Bamboo Worms

October is the time for bamboo worms, a local delicacy and important part of the village economy. Bamboo worms, not to belie their name, are found in the hollows of bamboo stalks. They appear in very large numbers during a brief period at the end of the rainy season.

Bamboo worms, known colloquially as "express trains" because of their shape, come at a convenient time to supplement the villagers' incomes, filling the gap between the time of gathering forest products, in particular bamboo shoots, and the time of the rice harvest when work on the fields of lowland Thais is plentiful. Good money can be made selling bamboo worms.
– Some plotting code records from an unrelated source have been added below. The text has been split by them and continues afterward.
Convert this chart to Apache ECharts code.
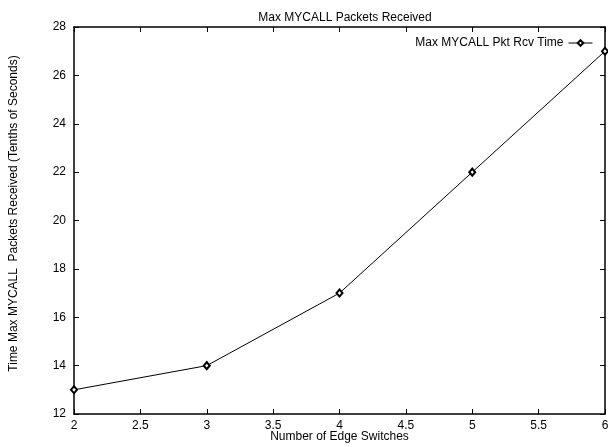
<!DOCTYPE html>
<html><head><meta charset="utf-8">
<script src="https://cdn.jsdelivr.net/npm/echarts@6/dist/echarts.min.js"></script>
<style>html,body{margin:0;padding:0;background:#fff}#c{width:608px;height:447px}</style>
</head><body><div id="c"></div>
<script>
const xValues = [2, 3, 4, 5, 6];
const yValues = [13, 14, 17, 22, 27];
const seriesName = 'Max MYCALL Pkt Rcv Time';
const titleText = 'Max MYCALL Packets Received';
const xTitle = 'Number of Edge Switches';
const yTitle = 'Time Max MYCALL  Packets Received (Tenths of Seconds)';

const font = 'Liberation Sans, Arial, sans-serif';
const chart = echarts.init(document.getElementById('c'));
const axisCommon = {
  axisLine: {show: true, onZero: false, lineStyle: {color: '#000', width: 1.5}},
  axisTick: {show: true, inside: true, length: 5, lineStyle: {color: '#000', width: 1}},
  splitLine: {show: false}
};
chart.setOption({
  animation: false,
  title: {text: titleText, left: 340, textAlign: 'center', top: 7, textStyle: {fontFamily: font, fontSize: 12, fontWeight: 'normal', color: '#000'}},
  legend: {
    data: [seriesName], right: 15, top: 37, padding: 0, align: 'right', itemWidth: 24, itemHeight: 7, itemGap: 8,
    lineStyle: {width: 1}, itemStyle: {borderWidth: 1},
    textStyle: {fontFamily: font, fontSize: 12, color: '#000'}
  },
  grid: {left: 74, right: 3, top: 27, bottom: 33, containLabel: false, outerBoundsMode: 'none'},
  xAxis: [
    Object.assign({type: 'value', min: 2, max: 6, interval: 0.5, position: 'bottom',
      name: xTitle, nameLocation: 'middle', nameGap: 17, nameMoveOverlap: false,
      nameTextStyle: {fontFamily: font, fontSize: 12, color: '#000'},
      axisLabel: {fontFamily: font, fontSize: 12, color: '#000', margin: 6}}, axisCommon),
    Object.assign({type: 'value', min: 2, max: 6, interval: 0.5, position: 'top', axisLabel: {show: false}}, axisCommon)
  ],
  yAxis: [
    Object.assign({type: 'value', min: 12, max: 28, interval: 2, position: 'left',
      name: yTitle, nameLocation: 'middle', nameGap: 54, nameMoveOverlap: false,
      nameTextStyle: {fontFamily: font, fontSize: 12, color: '#000', padding: [0, 0, 0, 14]},
      axisLabel: {fontFamily: font, fontSize: 12, color: '#000', margin: 8}}, axisCommon),
    Object.assign({type: 'value', min: 12, max: 28, interval: 2, position: 'right', axisLabel: {show: false}}, axisCommon)
  ],
  series: [{
    name: seriesName, type: 'line', xAxisIndex: 0, yAxisIndex: 0,
    data: xValues.map((x, i) => [x, yValues[i]]),
    symbol: 'emptyDiamond', symbolSize: [6, 7], showAllSymbol: true,
    lineStyle: {color: '#000', width: 1},
    itemStyle: {color: '#000', borderColor: '#000', borderWidth: 0.8}
  }]
});
</script></body></html>
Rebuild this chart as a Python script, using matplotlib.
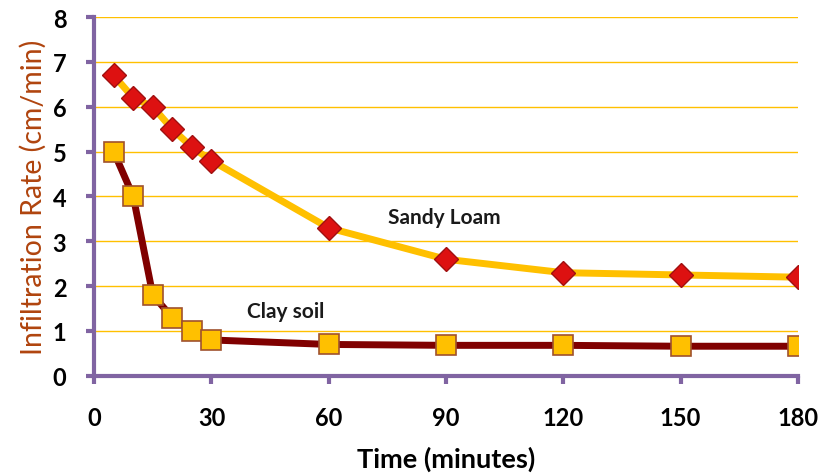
import matplotlib.pyplot as plt

# data
time_min = [5, 10, 15, 20, 25, 30, 60, 90, 120, 150, 180]
sandy_loam = [6.7, 6.2, 6.0, 5.5, 5.1, 4.8, 3.3, 2.6, 2.3, 2.25, 2.2]
clay_soil = [5.0, 4.0, 1.8, 1.3, 1.0, 0.8, 0.7, 0.68, 0.68, 0.66, 0.66]
x_ticks = [0, 30, 60, 90, 120, 150, 180]
y_ticks = [0, 1, 2, 3, 4, 5, 6, 7, 8]

plt.rcParams['font.family'] = ['Lato', 'DejaVu Sans']

purple = '#8064a2'
gold = '#ffc000'

fig = plt.figure(figsize=(8.26, 4.77), dpi=100)
ax = fig.add_axes([0.114, 0.210, 0.852, 0.752])

# horizontal gridlines
for y in y_ticks[1:]:
    ax.axhline(y, color=gold, linewidth=1, zorder=1)

ax.plot(time_min, sandy_loam, color=gold, linewidth=5, zorder=2,
        marker='D', markersize=12.5, markerfacecolor='#dd1111',
        markeredgecolor='#a01010', markeredgewidth=1)
ax.plot(time_min, clay_soil, color='#800000', linewidth=5, zorder=3,
        marker='s', markersize=14, markerfacecolor=gold,
        markeredgecolor='#a0522d', markeredgewidth=1.2)

ax.text(89.5, 3.55, 'Sandy Loam', fontsize=15, fontweight='bold',
        ha='center', va='center', color='#1a1a1a')
ax.text(49, 1.45, 'Clay soil', fontsize=15, fontweight='bold',
        ha='center', va='center', color='#1a1a1a')

ax.set_xlim(0, 180)
ax.set_ylim(0, 8)
ax.set_xticks(x_ticks)
ax.set_yticks(y_ticks)
ax.tick_params(axis='both', direction='out', length=6, width=3, color=purple,
               labelsize=17)
ax.tick_params(axis='x', pad=16)
ax.tick_params(axis='y', pad=14)
for lab in ax.get_xticklabels() + ax.get_yticklabels():
    lab.set_fontweight('bold')

for side in ['top', 'right']:
    ax.spines[side].set_visible(False)
for side in ['left', 'bottom']:
    ax.spines[side].set_color(purple)
    ax.spines[side].set_linewidth(3)

ax.set_xlabel('Time (minutes)', fontsize=19.5, fontweight='bold', labelpad=12)
ax.set_ylabel('Infiltration Rate (cm/min)', fontsize=20.5, color='#b0440e',
              labelpad=4)

fig.savefig('out.png', dpi=100)
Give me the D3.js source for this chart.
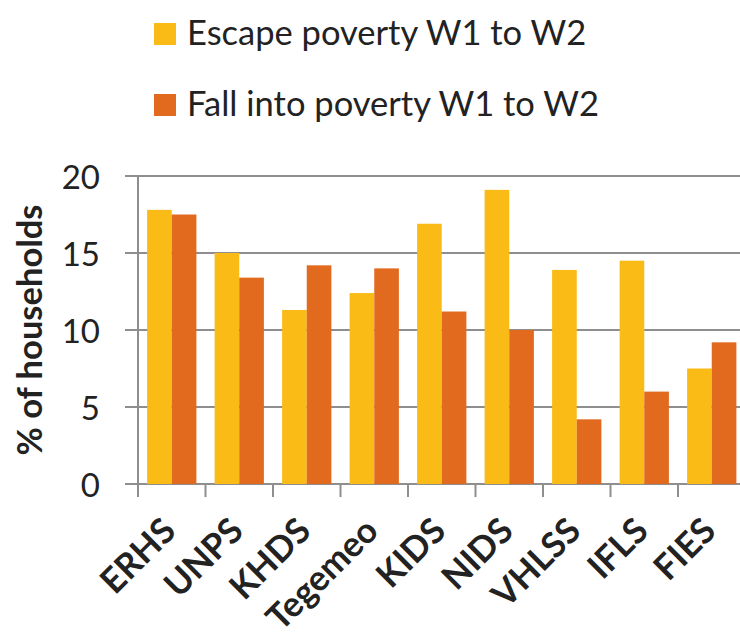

One kilogram of bamboo worms sells for 80 to 120 baht ($2-3 US) per kilogram. For comparison, a kilogram of oranges is about 25 baht, a kilogram of rice is 12-20 baht.

Now, I know what you are saying: "You actually eat worms?" The short answer: yes. The longer answer: yes, and they taste pretty good.

To prepare worms, you get out your wok and either fry them in oil or dry stir-fry them - opinions differ on this issue considerably, but I prefer them fried in oil because they become more full-bodied. The worms are also seasoned with salt and, sometimes, crushed dried chilli peppers. They end up tasting sort of like a nuttier version of popcorn and make a very tasty snack to munch on with your favorite Thai beer.

Of course, not everyone likes bamboo worms. Laosan, for one, finds them disgusting. But, millions of people in northern Thailand look forward to every October when they can, for one month, enjoy one of their favorite snacks. So, don't knock them before you try them. You never know, you might like fried bamboo worms as much as I do.